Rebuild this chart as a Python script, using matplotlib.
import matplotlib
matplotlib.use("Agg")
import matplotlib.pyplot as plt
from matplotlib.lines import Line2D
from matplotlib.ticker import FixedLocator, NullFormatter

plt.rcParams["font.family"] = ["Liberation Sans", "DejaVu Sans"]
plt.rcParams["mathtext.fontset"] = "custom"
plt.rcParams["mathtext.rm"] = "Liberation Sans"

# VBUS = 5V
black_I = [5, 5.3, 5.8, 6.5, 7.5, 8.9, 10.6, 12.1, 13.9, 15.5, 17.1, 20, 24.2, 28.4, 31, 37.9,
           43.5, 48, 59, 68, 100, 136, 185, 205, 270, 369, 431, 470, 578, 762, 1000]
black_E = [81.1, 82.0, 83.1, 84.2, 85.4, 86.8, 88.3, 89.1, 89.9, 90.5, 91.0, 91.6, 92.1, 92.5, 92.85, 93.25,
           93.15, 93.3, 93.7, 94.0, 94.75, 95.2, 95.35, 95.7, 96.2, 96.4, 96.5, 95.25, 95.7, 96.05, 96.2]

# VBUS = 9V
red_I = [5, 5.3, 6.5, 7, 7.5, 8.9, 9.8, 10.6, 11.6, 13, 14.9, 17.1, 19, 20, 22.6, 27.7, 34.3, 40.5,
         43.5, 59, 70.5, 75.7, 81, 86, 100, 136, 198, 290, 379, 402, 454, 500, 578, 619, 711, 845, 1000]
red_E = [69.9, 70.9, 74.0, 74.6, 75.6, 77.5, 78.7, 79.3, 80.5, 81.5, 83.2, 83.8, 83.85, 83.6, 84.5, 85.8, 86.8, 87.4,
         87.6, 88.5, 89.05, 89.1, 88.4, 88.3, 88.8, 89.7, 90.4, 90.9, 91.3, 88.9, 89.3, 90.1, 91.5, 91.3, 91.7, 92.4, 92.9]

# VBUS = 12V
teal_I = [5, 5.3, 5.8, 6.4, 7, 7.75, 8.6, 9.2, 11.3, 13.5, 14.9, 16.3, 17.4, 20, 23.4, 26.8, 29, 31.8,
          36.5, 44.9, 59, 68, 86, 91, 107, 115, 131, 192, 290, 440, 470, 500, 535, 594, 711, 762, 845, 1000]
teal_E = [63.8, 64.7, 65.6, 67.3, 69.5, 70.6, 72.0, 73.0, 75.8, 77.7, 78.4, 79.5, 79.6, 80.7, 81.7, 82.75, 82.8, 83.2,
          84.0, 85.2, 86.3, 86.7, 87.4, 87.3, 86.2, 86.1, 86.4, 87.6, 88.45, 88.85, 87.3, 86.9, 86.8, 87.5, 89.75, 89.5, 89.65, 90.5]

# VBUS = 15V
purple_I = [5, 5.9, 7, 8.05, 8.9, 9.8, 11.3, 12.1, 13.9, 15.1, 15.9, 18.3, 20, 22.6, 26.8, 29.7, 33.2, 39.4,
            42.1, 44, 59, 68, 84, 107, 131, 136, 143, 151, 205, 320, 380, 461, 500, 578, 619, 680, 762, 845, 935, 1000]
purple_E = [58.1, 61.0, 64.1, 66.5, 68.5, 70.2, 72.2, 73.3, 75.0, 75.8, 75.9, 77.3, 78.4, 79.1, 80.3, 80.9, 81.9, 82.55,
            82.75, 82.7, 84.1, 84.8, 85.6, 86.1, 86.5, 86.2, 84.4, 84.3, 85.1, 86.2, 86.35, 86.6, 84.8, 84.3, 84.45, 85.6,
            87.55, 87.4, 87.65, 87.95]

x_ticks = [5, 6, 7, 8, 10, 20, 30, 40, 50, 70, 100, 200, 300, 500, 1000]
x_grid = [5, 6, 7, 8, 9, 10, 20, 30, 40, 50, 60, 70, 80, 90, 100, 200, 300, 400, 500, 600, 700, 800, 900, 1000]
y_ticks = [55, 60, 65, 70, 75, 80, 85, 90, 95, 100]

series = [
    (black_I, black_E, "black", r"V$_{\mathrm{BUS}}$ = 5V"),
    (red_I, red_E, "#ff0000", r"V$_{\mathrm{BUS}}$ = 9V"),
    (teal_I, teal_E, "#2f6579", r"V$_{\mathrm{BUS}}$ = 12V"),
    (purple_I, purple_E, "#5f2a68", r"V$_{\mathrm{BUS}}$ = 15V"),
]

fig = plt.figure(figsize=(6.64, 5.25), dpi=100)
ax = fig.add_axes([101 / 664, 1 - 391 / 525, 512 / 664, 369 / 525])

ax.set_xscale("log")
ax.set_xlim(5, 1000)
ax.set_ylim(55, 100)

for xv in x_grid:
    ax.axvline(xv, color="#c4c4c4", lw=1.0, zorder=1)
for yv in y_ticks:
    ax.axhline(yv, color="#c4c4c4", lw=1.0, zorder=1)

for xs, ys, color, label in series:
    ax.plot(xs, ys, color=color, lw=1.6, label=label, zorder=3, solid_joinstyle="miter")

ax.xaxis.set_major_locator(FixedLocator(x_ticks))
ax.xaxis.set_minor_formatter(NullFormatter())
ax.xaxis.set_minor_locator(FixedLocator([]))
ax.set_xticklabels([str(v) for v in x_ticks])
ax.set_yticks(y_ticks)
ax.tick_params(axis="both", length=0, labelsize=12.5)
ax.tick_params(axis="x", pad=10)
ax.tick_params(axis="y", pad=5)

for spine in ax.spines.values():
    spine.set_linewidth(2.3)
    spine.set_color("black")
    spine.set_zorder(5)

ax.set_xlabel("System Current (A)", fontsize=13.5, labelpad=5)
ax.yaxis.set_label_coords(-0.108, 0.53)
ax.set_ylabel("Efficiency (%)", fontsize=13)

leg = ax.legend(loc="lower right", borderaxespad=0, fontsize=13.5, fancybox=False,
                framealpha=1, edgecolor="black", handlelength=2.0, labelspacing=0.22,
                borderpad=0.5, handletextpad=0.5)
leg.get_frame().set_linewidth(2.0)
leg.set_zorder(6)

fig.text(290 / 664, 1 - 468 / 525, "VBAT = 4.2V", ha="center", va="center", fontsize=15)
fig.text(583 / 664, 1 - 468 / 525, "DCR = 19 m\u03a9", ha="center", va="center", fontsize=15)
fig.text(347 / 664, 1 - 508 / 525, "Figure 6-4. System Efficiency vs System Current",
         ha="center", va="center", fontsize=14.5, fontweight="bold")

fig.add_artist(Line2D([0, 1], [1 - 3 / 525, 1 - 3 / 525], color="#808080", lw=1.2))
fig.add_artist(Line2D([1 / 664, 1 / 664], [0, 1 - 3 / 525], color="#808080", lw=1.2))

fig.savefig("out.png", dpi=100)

* * *

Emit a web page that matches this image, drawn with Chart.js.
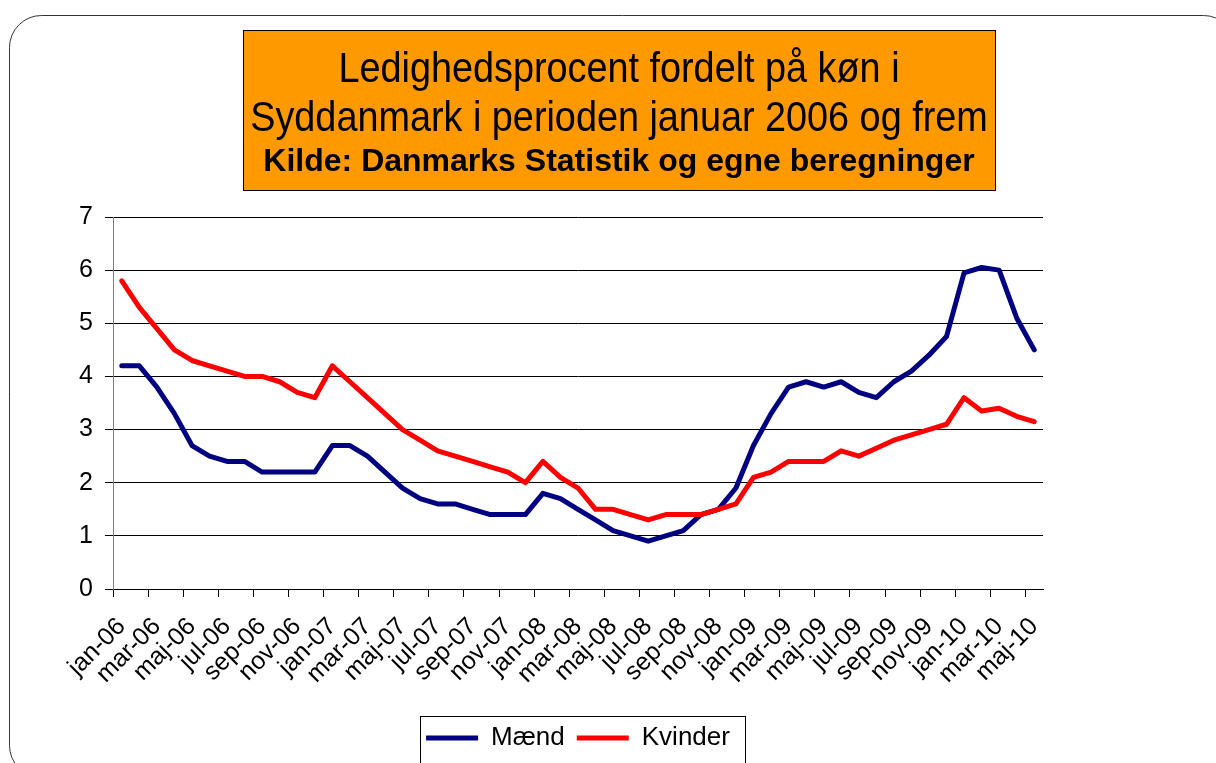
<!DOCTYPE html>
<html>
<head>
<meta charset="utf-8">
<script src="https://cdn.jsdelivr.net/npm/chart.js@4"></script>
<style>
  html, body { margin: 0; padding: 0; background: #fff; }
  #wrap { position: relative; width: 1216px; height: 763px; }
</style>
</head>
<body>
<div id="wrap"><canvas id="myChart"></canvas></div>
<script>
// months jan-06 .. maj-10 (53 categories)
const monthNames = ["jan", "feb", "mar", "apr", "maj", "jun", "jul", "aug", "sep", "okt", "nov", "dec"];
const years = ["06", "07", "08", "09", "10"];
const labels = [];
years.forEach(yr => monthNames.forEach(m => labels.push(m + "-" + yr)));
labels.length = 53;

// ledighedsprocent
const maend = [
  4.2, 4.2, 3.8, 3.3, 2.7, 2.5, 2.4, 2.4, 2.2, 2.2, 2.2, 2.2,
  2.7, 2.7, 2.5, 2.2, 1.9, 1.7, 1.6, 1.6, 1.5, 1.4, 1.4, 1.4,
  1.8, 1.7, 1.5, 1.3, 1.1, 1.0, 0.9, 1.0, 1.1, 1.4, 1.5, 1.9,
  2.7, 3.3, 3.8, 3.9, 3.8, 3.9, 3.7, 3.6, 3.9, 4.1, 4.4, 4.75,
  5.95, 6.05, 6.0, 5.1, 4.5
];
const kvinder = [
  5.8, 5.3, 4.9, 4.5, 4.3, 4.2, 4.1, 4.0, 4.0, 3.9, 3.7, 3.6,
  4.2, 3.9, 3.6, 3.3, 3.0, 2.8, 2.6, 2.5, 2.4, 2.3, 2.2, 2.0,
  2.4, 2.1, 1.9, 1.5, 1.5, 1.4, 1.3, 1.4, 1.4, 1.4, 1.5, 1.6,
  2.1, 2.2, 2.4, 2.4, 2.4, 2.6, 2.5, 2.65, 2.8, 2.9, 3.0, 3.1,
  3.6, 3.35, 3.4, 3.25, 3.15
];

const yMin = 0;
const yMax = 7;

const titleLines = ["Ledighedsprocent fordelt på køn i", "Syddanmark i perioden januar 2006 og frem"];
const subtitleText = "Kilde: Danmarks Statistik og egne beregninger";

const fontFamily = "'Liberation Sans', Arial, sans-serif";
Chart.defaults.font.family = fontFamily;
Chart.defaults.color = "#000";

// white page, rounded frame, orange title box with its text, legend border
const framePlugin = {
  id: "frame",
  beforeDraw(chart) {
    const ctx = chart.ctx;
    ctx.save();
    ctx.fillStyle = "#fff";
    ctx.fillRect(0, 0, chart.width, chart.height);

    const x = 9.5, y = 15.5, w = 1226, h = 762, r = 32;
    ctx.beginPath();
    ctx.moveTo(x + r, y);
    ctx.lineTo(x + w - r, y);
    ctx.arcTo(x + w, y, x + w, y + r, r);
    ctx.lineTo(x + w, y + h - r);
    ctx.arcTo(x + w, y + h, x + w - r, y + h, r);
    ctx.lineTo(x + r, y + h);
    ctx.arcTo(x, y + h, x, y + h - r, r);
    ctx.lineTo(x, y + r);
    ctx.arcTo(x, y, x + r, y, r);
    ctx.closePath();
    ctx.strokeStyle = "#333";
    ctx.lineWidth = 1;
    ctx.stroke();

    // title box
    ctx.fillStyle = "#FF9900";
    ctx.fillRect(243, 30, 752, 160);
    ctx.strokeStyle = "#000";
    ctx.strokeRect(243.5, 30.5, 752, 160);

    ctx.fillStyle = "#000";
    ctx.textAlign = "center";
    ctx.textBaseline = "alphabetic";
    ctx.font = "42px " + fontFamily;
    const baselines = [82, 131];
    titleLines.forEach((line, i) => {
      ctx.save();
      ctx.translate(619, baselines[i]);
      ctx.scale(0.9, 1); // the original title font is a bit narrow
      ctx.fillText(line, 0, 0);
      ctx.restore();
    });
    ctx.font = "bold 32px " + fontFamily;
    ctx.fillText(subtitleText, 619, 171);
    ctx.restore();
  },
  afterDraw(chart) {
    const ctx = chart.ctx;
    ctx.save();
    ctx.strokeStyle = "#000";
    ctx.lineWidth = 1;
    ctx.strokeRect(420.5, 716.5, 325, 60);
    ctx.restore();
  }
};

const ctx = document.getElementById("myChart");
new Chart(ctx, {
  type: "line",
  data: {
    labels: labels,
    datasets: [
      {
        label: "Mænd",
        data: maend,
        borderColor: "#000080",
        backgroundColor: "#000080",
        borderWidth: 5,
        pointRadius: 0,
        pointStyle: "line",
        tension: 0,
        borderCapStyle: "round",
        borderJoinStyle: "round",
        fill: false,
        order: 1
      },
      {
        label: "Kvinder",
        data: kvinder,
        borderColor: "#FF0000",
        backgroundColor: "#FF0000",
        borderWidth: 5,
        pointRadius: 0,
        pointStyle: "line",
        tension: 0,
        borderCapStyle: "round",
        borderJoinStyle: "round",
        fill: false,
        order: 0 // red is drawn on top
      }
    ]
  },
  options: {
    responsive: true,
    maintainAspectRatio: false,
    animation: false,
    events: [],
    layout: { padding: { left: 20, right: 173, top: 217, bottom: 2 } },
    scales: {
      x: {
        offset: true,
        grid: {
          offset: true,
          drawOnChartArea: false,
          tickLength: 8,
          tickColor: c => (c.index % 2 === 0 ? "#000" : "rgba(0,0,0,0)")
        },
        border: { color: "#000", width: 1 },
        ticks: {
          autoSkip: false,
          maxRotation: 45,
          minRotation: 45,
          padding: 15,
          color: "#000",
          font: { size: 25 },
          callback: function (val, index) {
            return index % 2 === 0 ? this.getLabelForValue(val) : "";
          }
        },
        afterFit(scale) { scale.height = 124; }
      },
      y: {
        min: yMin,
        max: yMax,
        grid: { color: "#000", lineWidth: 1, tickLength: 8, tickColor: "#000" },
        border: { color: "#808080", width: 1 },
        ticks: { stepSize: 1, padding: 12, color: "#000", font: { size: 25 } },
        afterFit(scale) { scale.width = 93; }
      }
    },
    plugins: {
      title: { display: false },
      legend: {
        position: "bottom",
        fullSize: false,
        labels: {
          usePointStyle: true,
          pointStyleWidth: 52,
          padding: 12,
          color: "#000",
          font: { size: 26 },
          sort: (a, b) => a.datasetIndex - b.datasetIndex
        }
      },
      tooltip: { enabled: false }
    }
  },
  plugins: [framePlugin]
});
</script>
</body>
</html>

Directions for this task:
Give the count of lines that hold the word "page", with nothing added.

Reply to the task:
2